**Data records**
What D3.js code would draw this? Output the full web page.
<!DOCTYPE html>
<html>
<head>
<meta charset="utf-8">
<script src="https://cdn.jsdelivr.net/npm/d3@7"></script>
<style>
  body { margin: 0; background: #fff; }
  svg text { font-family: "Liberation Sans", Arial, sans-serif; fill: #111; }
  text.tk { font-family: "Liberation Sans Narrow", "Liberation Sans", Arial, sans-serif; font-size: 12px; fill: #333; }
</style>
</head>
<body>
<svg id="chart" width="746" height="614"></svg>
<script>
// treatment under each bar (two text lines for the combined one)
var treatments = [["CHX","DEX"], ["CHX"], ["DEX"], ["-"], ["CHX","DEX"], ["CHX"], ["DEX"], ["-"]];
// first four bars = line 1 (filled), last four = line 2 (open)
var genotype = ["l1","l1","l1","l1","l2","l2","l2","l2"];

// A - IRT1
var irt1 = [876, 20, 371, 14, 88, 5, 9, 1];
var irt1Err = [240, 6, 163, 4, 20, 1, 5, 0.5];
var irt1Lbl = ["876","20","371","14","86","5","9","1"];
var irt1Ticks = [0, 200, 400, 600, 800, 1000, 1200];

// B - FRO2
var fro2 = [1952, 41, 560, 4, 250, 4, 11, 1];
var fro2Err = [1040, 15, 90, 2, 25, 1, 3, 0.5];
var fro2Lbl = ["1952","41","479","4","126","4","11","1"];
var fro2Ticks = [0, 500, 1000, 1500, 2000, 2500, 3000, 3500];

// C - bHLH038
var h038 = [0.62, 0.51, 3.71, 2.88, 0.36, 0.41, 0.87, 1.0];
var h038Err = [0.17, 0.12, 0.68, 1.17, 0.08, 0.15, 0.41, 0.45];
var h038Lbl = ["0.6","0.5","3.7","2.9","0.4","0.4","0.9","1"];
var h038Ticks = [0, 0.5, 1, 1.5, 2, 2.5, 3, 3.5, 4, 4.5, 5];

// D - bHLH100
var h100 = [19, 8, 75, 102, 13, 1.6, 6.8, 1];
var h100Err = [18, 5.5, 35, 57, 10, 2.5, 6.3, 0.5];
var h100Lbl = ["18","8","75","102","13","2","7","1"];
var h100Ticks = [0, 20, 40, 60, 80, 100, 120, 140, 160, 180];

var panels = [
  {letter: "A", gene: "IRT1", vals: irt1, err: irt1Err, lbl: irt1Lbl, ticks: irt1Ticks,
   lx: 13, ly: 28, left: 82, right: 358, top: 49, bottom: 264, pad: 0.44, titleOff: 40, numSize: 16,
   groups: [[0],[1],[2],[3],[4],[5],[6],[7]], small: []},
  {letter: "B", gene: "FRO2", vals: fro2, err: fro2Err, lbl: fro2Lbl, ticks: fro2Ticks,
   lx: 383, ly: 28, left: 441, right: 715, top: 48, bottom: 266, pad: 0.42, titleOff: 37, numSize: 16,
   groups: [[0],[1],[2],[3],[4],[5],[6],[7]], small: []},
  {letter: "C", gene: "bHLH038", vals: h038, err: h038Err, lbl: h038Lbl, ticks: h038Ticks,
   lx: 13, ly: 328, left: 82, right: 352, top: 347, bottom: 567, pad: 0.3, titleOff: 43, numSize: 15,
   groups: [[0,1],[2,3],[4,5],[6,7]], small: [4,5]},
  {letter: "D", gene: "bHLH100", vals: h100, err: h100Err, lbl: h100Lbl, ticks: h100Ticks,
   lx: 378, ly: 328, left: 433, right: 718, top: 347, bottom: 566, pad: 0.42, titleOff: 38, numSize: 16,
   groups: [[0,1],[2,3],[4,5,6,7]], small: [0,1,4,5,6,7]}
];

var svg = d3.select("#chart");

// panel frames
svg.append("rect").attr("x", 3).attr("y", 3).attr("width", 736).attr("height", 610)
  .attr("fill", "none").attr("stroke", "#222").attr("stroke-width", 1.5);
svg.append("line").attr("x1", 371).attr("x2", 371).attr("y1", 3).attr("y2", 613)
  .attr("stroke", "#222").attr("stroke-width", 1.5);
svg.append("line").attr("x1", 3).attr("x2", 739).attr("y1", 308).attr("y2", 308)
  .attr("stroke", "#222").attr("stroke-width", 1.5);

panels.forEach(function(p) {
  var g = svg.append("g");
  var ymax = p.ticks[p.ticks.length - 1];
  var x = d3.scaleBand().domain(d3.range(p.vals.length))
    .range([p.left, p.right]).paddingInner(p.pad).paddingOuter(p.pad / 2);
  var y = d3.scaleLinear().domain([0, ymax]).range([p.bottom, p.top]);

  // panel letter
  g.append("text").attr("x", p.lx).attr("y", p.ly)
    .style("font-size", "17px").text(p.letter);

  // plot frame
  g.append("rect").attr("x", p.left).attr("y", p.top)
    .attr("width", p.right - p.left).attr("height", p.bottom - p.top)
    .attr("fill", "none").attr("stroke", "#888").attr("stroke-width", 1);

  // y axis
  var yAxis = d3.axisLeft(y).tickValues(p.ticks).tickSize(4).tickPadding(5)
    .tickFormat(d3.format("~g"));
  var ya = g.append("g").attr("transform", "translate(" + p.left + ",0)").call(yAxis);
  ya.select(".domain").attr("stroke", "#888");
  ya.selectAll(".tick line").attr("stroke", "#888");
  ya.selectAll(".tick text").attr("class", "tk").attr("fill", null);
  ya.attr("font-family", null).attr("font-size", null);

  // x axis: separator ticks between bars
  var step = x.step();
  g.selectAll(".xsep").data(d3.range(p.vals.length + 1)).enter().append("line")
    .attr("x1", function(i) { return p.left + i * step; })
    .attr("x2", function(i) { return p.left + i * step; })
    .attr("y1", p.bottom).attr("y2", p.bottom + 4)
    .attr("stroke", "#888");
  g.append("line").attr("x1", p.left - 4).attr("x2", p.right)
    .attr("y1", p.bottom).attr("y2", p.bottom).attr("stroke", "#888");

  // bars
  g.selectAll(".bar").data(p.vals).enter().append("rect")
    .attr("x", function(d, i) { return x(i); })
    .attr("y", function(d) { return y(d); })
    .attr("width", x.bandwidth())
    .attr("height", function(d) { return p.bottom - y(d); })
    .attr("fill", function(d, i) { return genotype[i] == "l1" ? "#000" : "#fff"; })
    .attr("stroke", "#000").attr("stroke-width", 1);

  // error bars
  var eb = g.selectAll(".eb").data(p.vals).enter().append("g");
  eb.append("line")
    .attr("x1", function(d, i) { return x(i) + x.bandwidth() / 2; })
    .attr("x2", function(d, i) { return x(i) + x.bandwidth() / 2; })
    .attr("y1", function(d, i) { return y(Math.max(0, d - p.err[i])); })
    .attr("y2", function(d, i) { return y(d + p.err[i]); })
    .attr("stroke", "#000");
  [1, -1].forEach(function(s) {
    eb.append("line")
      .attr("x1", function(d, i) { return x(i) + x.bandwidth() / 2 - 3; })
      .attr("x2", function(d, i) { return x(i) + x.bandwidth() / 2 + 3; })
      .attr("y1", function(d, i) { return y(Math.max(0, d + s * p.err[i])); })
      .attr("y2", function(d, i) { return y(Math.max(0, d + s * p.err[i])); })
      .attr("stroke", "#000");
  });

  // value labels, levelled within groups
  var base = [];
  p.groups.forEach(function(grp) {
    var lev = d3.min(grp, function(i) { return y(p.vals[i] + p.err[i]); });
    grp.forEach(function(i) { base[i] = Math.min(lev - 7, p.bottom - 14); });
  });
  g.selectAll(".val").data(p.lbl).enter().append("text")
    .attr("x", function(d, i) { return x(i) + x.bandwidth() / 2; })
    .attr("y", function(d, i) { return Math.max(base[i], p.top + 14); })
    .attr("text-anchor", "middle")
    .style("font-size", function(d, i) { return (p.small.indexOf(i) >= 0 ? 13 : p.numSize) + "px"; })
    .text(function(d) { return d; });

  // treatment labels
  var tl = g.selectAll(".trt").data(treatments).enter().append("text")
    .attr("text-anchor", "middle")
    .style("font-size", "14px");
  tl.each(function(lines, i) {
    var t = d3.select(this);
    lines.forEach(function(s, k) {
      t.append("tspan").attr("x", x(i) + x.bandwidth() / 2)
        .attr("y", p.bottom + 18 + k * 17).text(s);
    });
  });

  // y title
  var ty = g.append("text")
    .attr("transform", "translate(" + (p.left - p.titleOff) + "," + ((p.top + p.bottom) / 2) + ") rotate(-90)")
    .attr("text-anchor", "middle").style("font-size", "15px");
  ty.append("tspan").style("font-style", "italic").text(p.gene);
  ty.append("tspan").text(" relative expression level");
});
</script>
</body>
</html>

--

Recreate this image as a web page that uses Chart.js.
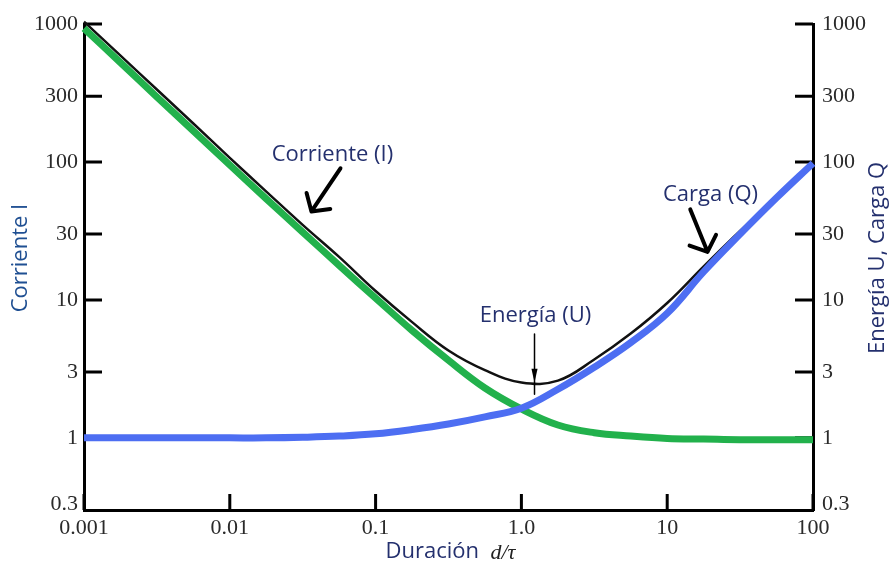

==

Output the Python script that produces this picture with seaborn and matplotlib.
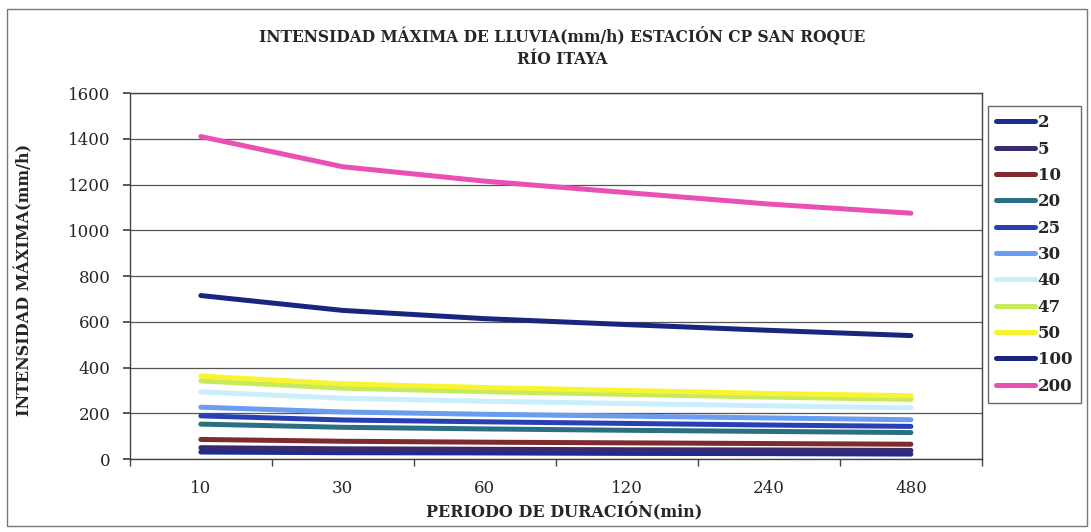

**Exercise requirements**
Go through the material above and count the lines that include "page". Give the number alone.

**Task result**
2